## GIVEN EXERCISE
Set down each line of the material that follows, exactly, with no pictures.

>> Begin MATERIAL

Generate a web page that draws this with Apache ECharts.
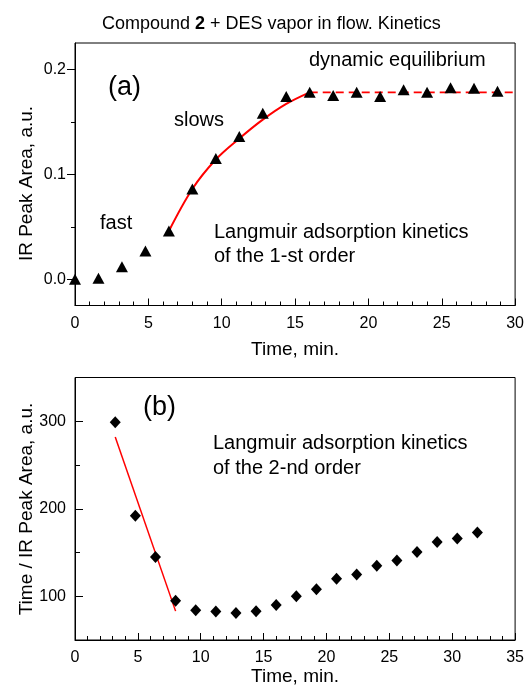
<!DOCTYPE html>
<html>
<head>
<meta charset="utf-8">
<script src="https://cdn.jsdelivr.net/npm/echarts@6/dist/echarts.min.js"></script>
<style>
  html, body { margin: 0; padding: 0; background: #fff; }
  #chart { width: 527px; height: 698px; }
</style>
</head>
<body>
<div id="chart"></div>
<script>
// panel (a): IR peak area vs time
var timeA = [0, 1.6, 3.2, 4.8, 6.4, 8.0, 9.6, 11.2, 12.8, 14.4, 16.0, 17.6, 19.2, 20.8, 22.4, 24.0, 25.6, 27.2, 28.8];
var areaA = [0.000, 0.001, 0.012, 0.027, 0.046, 0.086, 0.115, 0.136, 0.158, 0.174, 0.178, 0.175, 0.178, 0.174, 0.1805, 0.178, 0.1825, 0.182, 0.179];
// 1-st order fit and the plateau
var fitTimeA = [6.4, 8.0, 9.6, 11.2, 12.8, 14.4, 16.0];
var fitAreaA = [0.046, 0.086, 0.114, 0.134, 0.152, 0.167, 0.178];
var plateauTime = [16.0, 30];
var plateauArea = [0.178, 0.178];

// panel (b): time / IR peak area vs time
var timeB = [3.2, 4.8, 6.4, 8.0, 9.6, 11.2, 12.8, 14.4, 16.0, 17.6, 19.2, 20.8, 22.4, 24.0, 25.6, 27.2, 28.8, 30.4, 32.0];
var ratioB = [299, 192, 145, 95, 84, 82.5, 81, 83, 90, 100, 108, 120, 125, 135, 141, 150.5, 162, 166, 173];
var fitTimeB = [3.2, 8.0];
var fitRatioB = [282, 83];

// ticks
var yTicksA = [0, 0.1, 0.2];
var yMinorA = [0.05, 0.15];
var yTicksB = [100, 200, 300];
var yMinorB = [150, 250];

var FONT = '"Liberation Sans", Arial, sans-serif';

function pairs(xs, ys) {
    return xs.map(function (x, i) { return [x, ys[i]]; });
}

var chart = echarts.init(document.getElementById('chart'));

function xAxis(gridIndex, max, nameGap) {
    return {
        type: 'value', gridIndex: gridIndex, min: 0, max: max, interval: 5,
        name: 'Time, min.', nameLocation: 'middle', nameGap: nameGap,
        nameTextStyle: { fontFamily: FONT, fontSize: 19, color: '#000' },
        axisLine: { show: true, onZero: false, lineStyle: { color: '#000', width: 1 } },
        axisTick: { show: true, inside: true, length: 7, lineStyle: { color: '#000' } },
        minorTick: { show: true, splitNumber: 5, length: 4, lineStyle: { color: '#000' } },
        axisLabel: { fontFamily: FONT, fontSize: 16, color: '#000', margin: 10 },
        splitLine: { show: false }
    };
}

function yAxis(gridIndex, min, max, labels, inside, fmt) {
    return {
        type: 'value', gridIndex: gridIndex, position: 'left', min: min, max: max,
        axisLine: { show: true, onZero: false, lineStyle: { color: '#000', width: 1 } },
        axisTick: { show: true, inside: inside, length: 8, customValues: labels, lineStyle: { color: '#000' } },
        axisLabel: { fontFamily: FONT, fontSize: 16, color: '#000', margin: 9, customValues: labels, formatter: fmt },
        splitLine: { show: false }
    };
}

function yMinor(gridIndex, min, max, values, inside, len) {
    return {
        type: 'value', gridIndex: gridIndex, position: 'left', min: min, max: max,
        axisLine: { show: false, onZero: false },
        axisTick: { show: true, inside: inside, length: len, customValues: values, lineStyle: { color: '#000' } },
        axisLabel: { show: false },
        splitLine: { show: false }
    };
}

function label(text, x, y, size) {
    return {
        type: 'text', x: x, y: y,
        style: { text: text, fontFamily: FONT, fontSize: size || 20, fill: '#000', verticalAlign: 'middle' }
    };
}

chart.setOption({
    animation: false,
    backgroundColor: '#fff',
    title: {
        text: '{n|Compound }{b|2}{n| + DES vapor in flow. Kinetics}',
        left: 97, top: 10,
        textStyle: {
            fontWeight: 'normal',
            rich: {
                n: { fontFamily: FONT, fontSize: 18, color: '#000', fontWeight: 'normal' },
                b: { fontFamily: FONT, fontSize: 18, color: '#000', fontWeight: 'bold' }
            }
        }
    },
    grid: [
        { left: 75, top: 43, width: 441, height: 262.5, show: true, borderColor: '#000', borderWidth: 1 },
        { left: 75, top: 377.5, width: 441, height: 262.5, show: true, borderColor: '#000', borderWidth: 1 }
    ],
    xAxis: [xAxis(0, 30, 35), xAxis(1, 35, 18)],
    yAxis: [
        yAxis(0, -0.025, 0.225, yTicksA, false, function (v) { return v.toFixed(1); }),
        yMinor(0, -0.025, 0.225, yMinorA, false, 4),
        yAxis(1, 50, 350, yTicksB, true, function (v) { return String(v); }),
        yMinor(1, 50, 350, yMinorB, true, 5)
    ],
    graphic: [
        { type: 'text', x: 27, y: 183.5, rotation: Math.PI / 2,
          style: { text: 'IR Peak Area, a.u.', fontFamily: FONT, fontSize: 19, fill: '#000', align: 'center', verticalAlign: 'middle' } },
        { type: 'text', x: 27, y: 509, rotation: Math.PI / 2,
          style: { text: 'Time / IR Peak Area, a.u.', fontFamily: FONT, fontSize: 19, fill: '#000', align: 'center', verticalAlign: 'middle' } },
        label('(a)', 108, 88, 27),
        label('slows', 174, 120),
        label('fast', 100, 223),
        label('dynamic equilibrium', 309, 60),
        label('Langmuir adsorption kinetics', 214, 232),
        label('of the 1-st order', 214, 256),
        label('(b)', 143, 408, 27),
        label('Langmuir adsorption kinetics', 213, 443),
        label('of the 2-nd order', 213, 468)
    ],
    series: [
        {
            type: 'line', xAxisIndex: 0, yAxisIndex: 0, smooth: 0.35, symbol: 'none',
            lineStyle: { color: '#ff0000', width: 2 },
            data: pairs(fitTimeA, fitAreaA), z: 2
        },
        {
            type: 'line', xAxisIndex: 0, yAxisIndex: 0, symbol: 'none',
            lineStyle: { color: '#ff0000', width: 1.8, type: [8, 5] },
            data: pairs(plateauTime, plateauArea), z: 2
        },
        {
            type: 'scatter', xAxisIndex: 0, yAxisIndex: 0, symbol: 'triangle', symbolSize: [12, 11],
            itemStyle: { color: '#000', opacity: 1 }, data: pairs(timeA, areaA), z: 3
        },
        {
            type: 'line', xAxisIndex: 1, yAxisIndex: 2, symbol: 'none',
            lineStyle: { color: '#ff0000', width: 1.5 },
            data: pairs(fitTimeB, fitRatioB), z: 2
        },
        {
            type: 'scatter', xAxisIndex: 1, yAxisIndex: 2, symbol: 'diamond', symbolSize: [11, 12],
            itemStyle: { color: '#000', opacity: 1 }, data: pairs(timeB, ratioB), z: 3
        }
    ]
});
</script>
</body>
</html>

>> End MATERIAL

## SOLUTION
Generate a web page that draws this with Apache ECharts.
<!DOCTYPE html>
<html>
<head>
<meta charset="utf-8">
<script src="https://cdn.jsdelivr.net/npm/echarts@6/dist/echarts.min.js"></script>
<style>
  html, body { margin: 0; padding: 0; background: #fff; }
  #chart { width: 527px; height: 698px; }
</style>
</head>
<body>
<div id="chart"></div>
<script>
// panel (a): IR peak area vs time
var timeA = [0, 1.6, 3.2, 4.8, 6.4, 8.0, 9.6, 11.2, 12.8, 14.4, 16.0, 17.6, 19.2, 20.8, 22.4, 24.0, 25.6, 27.2, 28.8];
var areaA = [0.000, 0.001, 0.012, 0.027, 0.046, 0.086, 0.115, 0.136, 0.158, 0.174, 0.178, 0.175, 0.178, 0.174, 0.1805, 0.178, 0.1825, 0.182, 0.179];
// 1-st order fit and the plateau
var fitTimeA = [6.4, 8.0, 9.6, 11.2, 12.8, 14.4, 16.0];
var fitAreaA = [0.046, 0.086, 0.114, 0.134, 0.152, 0.167, 0.178];
var plateauTime = [16.0, 30];
var plateauArea = [0.178, 0.178];

// panel (b): time / IR peak area vs time
var timeB = [3.2, 4.8, 6.4, 8.0, 9.6, 11.2, 12.8, 14.4, 16.0, 17.6, 19.2, 20.8, 22.4, 24.0, 25.6, 27.2, 28.8, 30.4, 32.0];
var ratioB = [299, 192, 145, 95, 84, 82.5, 81, 83, 90, 100, 108, 120, 125, 135, 141, 150.5, 162, 166, 173];
var fitTimeB = [3.2, 8.0];
var fitRatioB = [282, 83];

// ticks
var yTicksA = [0, 0.1, 0.2];
var yMinorA = [0.05, 0.15];
var yTicksB = [100, 200, 300];
var yMinorB = [150, 250];

var FONT = '"Liberation Sans", Arial, sans-serif';

function pairs(xs, ys) {
    return xs.map(function (x, i) { return [x, ys[i]]; });
}

var chart = echarts.init(document.getElementById('chart'));

function xAxis(gridIndex, max, nameGap) {
    return {
        type: 'value', gridIndex: gridIndex, min: 0, max: max, interval: 5,
        name: 'Time, min.', nameLocation: 'middle', nameGap: nameGap,
        nameTextStyle: { fontFamily: FONT, fontSize: 19, color: '#000' },
        axisLine: { show: true, onZero: false, lineStyle: { color: '#000', width: 1 } },
        axisTick: { show: true, inside: true, length: 7, lineStyle: { color: '#000' } },
        minorTick: { show: true, splitNumber: 5, length: 4, lineStyle: { color: '#000' } },
        axisLabel: { fontFamily: FONT, fontSize: 16, color: '#000', margin: 10 },
        splitLine: { show: false }
    };
}

function yAxis(gridIndex, min, max, labels, inside, fmt) {
    return {
        type: 'value', gridIndex: gridIndex, position: 'left', min: min, max: max,
        axisLine: { show: true, onZero: false, lineStyle: { color: '#000', width: 1 } },
        axisTick: { show: true, inside: inside, length: 8, customValues: labels, lineStyle: { color: '#000' } },
        axisLabel: { fontFamily: FONT, fontSize: 16, color: '#000', margin: 9, customValues: labels, formatter: fmt },
        splitLine: { show: false }
    };
}

function yMinor(gridIndex, min, max, values, inside, len) {
    return {
        type: 'value', gridIndex: gridIndex, position: 'left', min: min, max: max,
        axisLine: { show: false, onZero: false },
        axisTick: { show: true, inside: inside, length: len, customValues: values, lineStyle: { color: '#000' } },
        axisLabel: { show: false },
        splitLine: { show: false }
    };
}

function label(text, x, y, size) {
    return {
        type: 'text', x: x, y: y,
        style: { text: text, fontFamily: FONT, fontSize: size || 20, fill: '#000', verticalAlign: 'middle' }
    };
}

chart.setOption({
    animation: false,
    backgroundColor: '#fff',
    title: {
        text: '{n|Compound }{b|2}{n| + DES vapor in flow. Kinetics}',
        left: 97, top: 10,
        textStyle: {
            fontWeight: 'normal',
            rich: {
                n: { fontFamily: FONT, fontSize: 18, color: '#000', fontWeight: 'normal' },
                b: { fontFamily: FONT, fontSize: 18, color: '#000', fontWeight: 'bold' }
            }
        }
    },
    grid: [
        { left: 75, top: 43, width: 441, height: 262.5, show: true, borderColor: '#000', borderWidth: 1 },
        { left: 75, top: 377.5, width: 441, height: 262.5, show: true, borderColor: '#000', borderWidth: 1 }
    ],
    xAxis: [xAxis(0, 30, 35), xAxis(1, 35, 18)],
    yAxis: [
        yAxis(0, -0.025, 0.225, yTicksA, false, function (v) { return v.toFixed(1); }),
        yMinor(0, -0.025, 0.225, yMinorA, false, 4),
        yAxis(1, 50, 350, yTicksB, true, function (v) { return String(v); }),
        yMinor(1, 50, 350, yMinorB, true, 5)
    ],
    graphic: [
        { type: 'text', x: 27, y: 183.5, rotation: Math.PI / 2,
          style: { text: 'IR Peak Area, a.u.', fontFamily: FONT, fontSize: 19, fill: '#000', align: 'center', verticalAlign: 'middle' } },
        { type: 'text', x: 27, y: 509, rotation: Math.PI / 2,
          style: { text: 'Time / IR Peak Area, a.u.', fontFamily: FONT, fontSize: 19, fill: '#000', align: 'center', verticalAlign: 'middle' } },
        label('(a)', 108, 88, 27),
        label('slows', 174, 120),
        label('fast', 100, 223),
        label('dynamic equilibrium', 309, 60),
        label('Langmuir adsorption kinetics', 214, 232),
        label('of the 1-st order', 214, 256),
        label('(b)', 143, 408, 27),
        label('Langmuir adsorption kinetics', 213, 443),
        label('of the 2-nd order', 213, 468)
    ],
    series: [
        {
            type: 'line', xAxisIndex: 0, yAxisIndex: 0, smooth: 0.35, symbol: 'none',
            lineStyle: { color: '#ff0000', width: 2 },
            data: pairs(fitTimeA, fitAreaA), z: 2
        },
        {
            type: 'line', xAxisIndex: 0, yAxisIndex: 0, symbol: 'none',
            lineStyle: { color: '#ff0000', width: 1.8, type: [8, 5] },
            data: pairs(plateauTime, plateauArea), z: 2
        },
        {
            type: 'scatter', xAxisIndex: 0, yAxisIndex: 0, symbol: 'triangle', symbolSize: [12, 11],
            itemStyle: { color: '#000', opacity: 1 }, data: pairs(timeA, areaA), z: 3
        },
        {
            type: 'line', xAxisIndex: 1, yAxisIndex: 2, symbol: 'none',
            lineStyle: { color: '#ff0000', width: 1.5 },
            data: pairs(fitTimeB, fitRatioB), z: 2
        },
        {
            type: 'scatter', xAxisIndex: 1, yAxisIndex: 2, symbol: 'diamond', symbolSize: [11, 12],
            itemStyle: { color: '#000', opacity: 1 }, data: pairs(timeB, ratioB), z: 3
        }
    ]
});
</script>
</body>
</html>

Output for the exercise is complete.